III-Ephesians T. Sarah
Lavoisier, Antoine (1743 – 1794)
LIFE
French chemist who, through a conscious revolution, became the father of modern chemistry. As a student, he stated "I am young and avid for glory." He was educated in a radical tradition, a friend of Condillac and read Maquois's dictionary. He won a prize on lighting the streets of Paris, and designed a new method for preparing saltpeter. He also married a young, beautiful 13-year-old girl named Marie-Anne, who translated from English for him and illustrated his books. Lavoisier demonstrated with careful measurements that transmutation of water to earth was not possible, but that the sediment observed from boiling water came from the container. He burnt phosphorus and sulfur in air, and proved that the products weighed more than he original. Nevertheless, the weight gained was lost from the air. Thus he established the Law of Conservation of Mass.
CONTRIBUTIONS
He found and termed both oxygen (1778) and hydrogen (1783), helped construct the metric system, put together the first extensive list of elements, and helped to reform chemical nomenclature. He was the first to establish that sulphur was an element (1777) rather than a compound. He discovered that, although matter may change its form or shape, its mass always remains the same.

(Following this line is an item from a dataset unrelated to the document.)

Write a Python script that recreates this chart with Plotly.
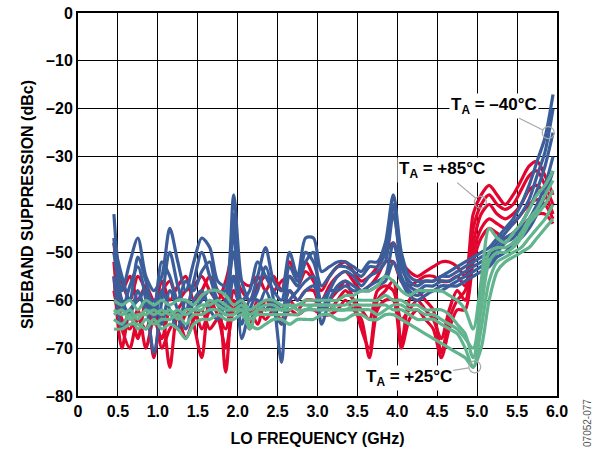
import plotly.graph_objects as go

# LO frequency sample points (GHz)
FREQ = [0.45, 0.55, 0.65, 0.75, 0.85, 0.95, 1.05, 1.15, 1.25, 1.35,
        1.45, 1.55, 1.65, 1.75, 1.85, 1.95, 2.05, 2.15, 2.25, 2.35,
        2.45, 2.55, 2.65, 2.75, 2.85, 2.95, 3.05, 3.15, 3.25, 3.35,
        3.45, 3.55, 3.65, 3.75, 3.85, 3.95, 4.05, 4.15, 4.25, 4.35,
        4.45, 4.55, 4.65, 4.75, 4.85, 4.95, 5.05, 5.15, 5.25, 5.35,
        5.45, 5.55, 5.65, 5.75, 5.85, 5.95]

# TA = +85C (red)
HOT_1 = [-48, -58, -55, -60, -57, -60, -58, -56, -60, -58,
         -57, -55, -58, -60, -56, -50, -56, -57, -55, -58,
         -55, -58, -52, -55, -52, -55, -58, -55, -53, -52,
         -54, -56, -55, -53, -50, -48, -52, -54, -55, -54,
         -53, -52, -52, -53, -55, -42, -38, -36, -38, -40,
         -38, -35, -32, -31, -34, -38]
HOT_2 = [-55, -70, -62, -68, -60, -72, -62, -74, -62, -60,
         -65, -72, -60, -63, -66, -58, -62, -65, -60, -62,
         -60, -62, -58, -60, -58, -58, -62, -60, -58, -56,
         -60, -66, -70, -60, -58, -56, -69, -60, -58, -60,
         -62, -71, -64, -60, -58, -48, -42, -40, -42, -43,
         -42, -40, -37, -36, -38, -42]
HOT_3 = [-52, -64, -66, -62, -70, -64, -68, -62, -66, -63,
         -62, -66, -62, -60, -75, -60, -63, -62, -65, -60,
         -62, -64, -60, -62, -60, -60, -61, -62, -60, -58,
         -60, -62, -64, -58, -57, -58, -64, -62, -60, -62,
         -64, -68, -62, -58, -60, -50, -45, -43, -44, -45,
         -44, -42, -40, -39, -40, -43]
HOT_4 = [-50, -56, -60, -55, -58, -62, -56, -60, -57, -55,
         -60, -58, -55, -58, -60, -55, -58, -60, -57, -55,
         -58, -56, -55, -57, -54, -56, -60, -57, -55, -54,
         -56, -58, -57, -55, -52, -52, -56, -57, -56, -55,
         -55, -56, -56, -55, -57, -45, -40, -38, -40, -41,
         -40, -37, -34, -33, -36, -40]
HOT_5 = [-58, -66, -70, -64, -66, -62, -70, -66, -64, -68,
         -64, -62, -66, -64, -70, -62, -60, -66, -62, -64,
         -62, -65, -62, -63, -62, -62, -63, -63, -62, -60,
         -62, -64, -72, -62, -60, -60, -70, -64, -62, -64,
         -66, -72, -66, -62, -62, -52, -47, -45, -46, -47,
         -46, -45, -43, -42, -42, -44]

# TA = -40C (blue)
COLD_1 = [-42, -58, -52, -47, -55, -58, -55, -45, -52, -58,
          -52, -47, -49, -56, -57, -38, -56, -60, -55, -49,
          -56, -58, -50, -55, -47, -47, -54, -53, -52, -52,
          -53, -54, -52, -52, -48, -38, -50, -55, -56, -56,
          -56, -55, -54, -53, -52, -51, -50, -49, -47, -45,
          -43, -40, -36, -31, -26, -17]
COLD_2 = [-47, -62, -57, -53, -60, -71, -60, -50, -57, -62,
          -56, -50, -55, -60, -62, -45, -68, -62, -58, -53,
          -60, -73, -55, -57, -52, -50, -62, -58, -55, -54,
          -55, -57, -55, -54, -52, -42, -52, -57, -58, -57,
          -57, -56, -56, -55, -54, -53, -52, -51, -49, -47,
          -46, -44, -41, -37, -32, -25]
COLD_3 = [-50, -60, -63, -58, -62, -60, -65, -58, -62, -66,
          -60, -58, -62, -64, -60, -50, -62, -64, -62, -58,
          -62, -65, -60, -58, -56, -55, -65, -60, -57, -56,
          -57, -58, -57, -56, -55, -48, -55, -58, -59, -58,
          -58, -57, -57, -57, -56, -55, -54, -53, -51, -50,
          -48, -47, -45, -42, -38, -33]
COLD_4 = [-48, -55, -60, -51, -56, -62, -52, -55, -60, -56,
          -58, -54, -52, -58, -58, -42, -60, -58, -52, -55,
          -58, -60, -53, -56, -50, -52, -57, -55, -53, -53,
          -54, -55, -53, -53, -50, -40, -53, -56, -57, -56,
          -56, -55, -55, -54, -53, -52, -51, -50, -48, -46,
          -44, -42, -39, -34, -29, -20]
COLD_5 = [-55, -66, -62, -60, -58, -64, -58, -62, -66, -60,
          -62, -60, -58, -61, -63, -55, -65, -60, -60, -62,
          -60, -62, -58, -60, -58, -57, -60, -58, -58, -57,
          -58, -58, -58, -57, -56, -52, -56, -59, -60, -59,
          -58, -58, -57, -56, -55, -54, -53, -52, -50, -48,
          -47, -45, -43, -40, -36, -30]

# TA = +25C (green)
ROOM_1 = [-60, -61, -60, -62, -60, -61, -60, -61, -60, -60,
          -61, -59, -58, -58, -59, -61, -60, -62, -61, -60,
          -60, -61, -61, -61, -60, -60, -60, -60, -60, -59,
          -59, -58, -58, -57, -55, -56, -58, -59, -58, -58,
          -58, -58, -59, -60, -62, -66, -56, -45, -47, -48,
          -46, -44, -41, -38, -36, -33]
ROOM_2 = [-62, -63, -62, -64, -62, -63, -62, -63, -62, -63,
          -62, -61, -61, -60, -61, -62, -61, -63, -62, -62,
          -62, -62, -62, -61, -61, -61, -61, -61, -61, -61,
          -60, -60, -60, -60, -59, -60, -60, -61, -61, -62,
          -62, -62, -63, -65, -67, -72, -62, -52, -50, -50,
          -49, -47, -44, -42, -40, -37]
ROOM_3 = [-64, -65, -63, -66, -64, -65, -64, -64, -63, -65,
          -63, -63, -62, -62, -63, -63, -62, -64, -63, -63,
          -63, -63, -63, -63, -62, -62, -62, -62, -62, -62,
          -61, -61, -61, -61, -61, -62, -62, -63, -64, -64,
          -64, -65, -66, -67, -70, -74, -66, -56, -52, -51,
          -50, -49, -47, -45, -43, -40]
ROOM_4 = [-66, -66, -65, -65, -66, -64, -66, -65, -66, -68,
          -65, -64, -64, -63, -64, -64, -63, -65, -66, -65,
          -64, -64, -65, -64, -64, -64, -63, -63, -64, -64,
          -63, -63, -64, -64, -63, -63, -64, -65, -66, -67,
          -68, -69, -70, -71, -72, -74, -70, -60, -54, -52,
          -51, -50, -49, -47, -45, -43]
ROOM_5 = [-63, -62, -64, -63, -63, -62, -63, -62, -64, -62,
          -62, -62, -60, -61, -62, -62, -62, -66, -62, -61,
          -61, -62, -61, -62, -62, -61, -61, -61, -62, -62,
          -62, -62, -62, -63, -62, -61, -61, -62, -62, -63,
          -63, -64, -65, -66, -68, -70, -60, -50, -49, -49,
          -48, -46, -43, -41, -38, -35]

X_TICKS = [0, 0.5, 1.0, 1.5, 2.0, 2.5, 3.0, 3.5, 4.0, 4.5, 5.0, 5.5, 6.0]
X_LABELS = ["0", "0.5", "1.0", "1.5", "2.0", "2.5", "3.0", "3.5", "4.0", "4.5", "5.0", "5.5", "6.0"]
Y_TICKS = [0, -10, -20, -30, -40, -50, -60, -70, -80]
Y_LABELS = ["0", "\u201310", "\u201320", "\u201330", "\u201340", "\u201350", "\u201360", "\u201370", "\u201380"]

RED = "#E2062F"
BLUE = "#3B5E9B"
GREEN = "#62B48E"
FONT = "Liberation Sans"

fig = go.Figure()

groups = [
    (RED, [HOT_1, HOT_2, HOT_3, HOT_4, HOT_5]),
    (BLUE, [COLD_1, COLD_2, COLD_3, COLD_4, COLD_5]),
    (GREEN, [ROOM_1, ROOM_2, ROOM_3, ROOM_4, ROOM_5]),
]
for color, curves in groups:
    for yy in curves:
        fig.add_trace(go.Scatter(
            x=FREQ, y=yy, mode="lines",
            line=dict(color=color, width=3.2, shape="spline", smoothing=0.8),
            showlegend=False, hoverinfo="skip",
        ))

# temperature labels with leader lines to the circled curves
labels = [
    ("T<sub>A</sub> = \u201340\u00b0C", 5.89, -25.0, -54, -27),
    ("T<sub>A</sub> = +85\u00b0C", 5.04, -39.5, -38, -32),
    ("T<sub>A</sub> = +25\u00b0C", 4.97, -73.9, -66, 11),
]
for text, px, py, ax, ay in labels:
    fig.add_annotation(
        x=px, y=py, text="<b>" + text + "</b>",
        showarrow=True, arrowhead=0, arrowwidth=1.2, arrowcolor="#A8A8A8",
        ax=ax, ay=ay, standoff=6, bgcolor="white", borderpad=1,
        font=dict(family=FONT, size=17, color="black"),
    )
    fig.add_shape(
        type="circle", xref="x", yref="y", xsizemode="pixel", ysizemode="pixel",
        xanchor=px, yanchor=py, x0=-6, x1=6, y0=-6, y1=6,
        line=dict(color="#A8A8A8", width=1.2),
    )

fig.add_annotation(
    text="07052-077", xref="paper", yref="paper", x=1.065, y=-0.07,
    textangle=-90, showarrow=False, xanchor="center", yanchor="middle",
    font=dict(family=FONT, size=10, color="#555555"),
)

fig.update_layout(
    width=601, height=455,
    margin=dict(l=78, r=44, t=13, b=59, autoexpand=False),
    plot_bgcolor="white", paper_bgcolor="white",
    font=dict(family=FONT, size=16, color="black"),
)
fig.update_xaxes(
    range=[0, 6.0], tickvals=X_TICKS, ticktext=["<b>" + t + "</b>" for t in X_LABELS],
    showgrid=True, gridcolor="black", gridwidth=1.3,
    showline=True, linecolor="black", linewidth=2, mirror=True,
    ticks="", zeroline=False, automargin=False,
    tickfont=dict(family=FONT, size=16, color="black"),
    title=dict(text="<b>LO FREQUENCY (GHz)</b>", font=dict(family=FONT, size=16), standoff=14),
)
fig.update_yaxes(
    range=[-80, 0], tickvals=Y_TICKS, ticktext=["<b>" + t + "</b>" for t in Y_LABELS],
    showgrid=True, gridcolor="black", gridwidth=1.3,
    showline=True, linecolor="black", linewidth=2, mirror=True,
    ticks="", zeroline=False, automargin=False,
    tickfont=dict(family=FONT, size=16, color="black"),
    title=dict(text="<b>SIDEBAND SUPPRESSION (dBc)</b>", font=dict(family=FONT, size=16), standoff=8),
)

# the page body has a default 8px margin; drop it so the figure sits at 0,0
fig.write_html("out.html", config={"displayModeBar": False},
               post_script="document.body.style.margin='0';")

Mendeleev, Dmitri (1834 – 1907)
LIFE
Dmitri Mendeleev was born at Tobolsk, Siberia in 1834 and died in 1907. Mendeleev studied science at St. Petersburg and graduated in 1856. In 1863 Mendeleev was appointed to a professorship and in 1866 he succeeded to the Chair in the University. Mendeleev is best known for his work on the periodic table; arranging the 63 known elements into a Periodic Table based on atomic mass, which he published in Principles of Chemistry in 1869. He predicted the existence and properties of new elements and pointed out accepted atomic weights that were in error. This organization surpassed attempts at classification by Beguyer de Chancourtois and Newlands and was published a year before the work of Lothar Meyer.
CONTRIBUTIONS
Dmitri Mendeleev created the first periodic table of elements. Dmitri Mendeleev presented his periodic table of the elements based on increasing atomic weight on March 6, 1869, in a presentation to the Russian Chemical Society. While Mendeleev’s table was the first to gain some acceptance in the scientific community, it was not the first table of its kind.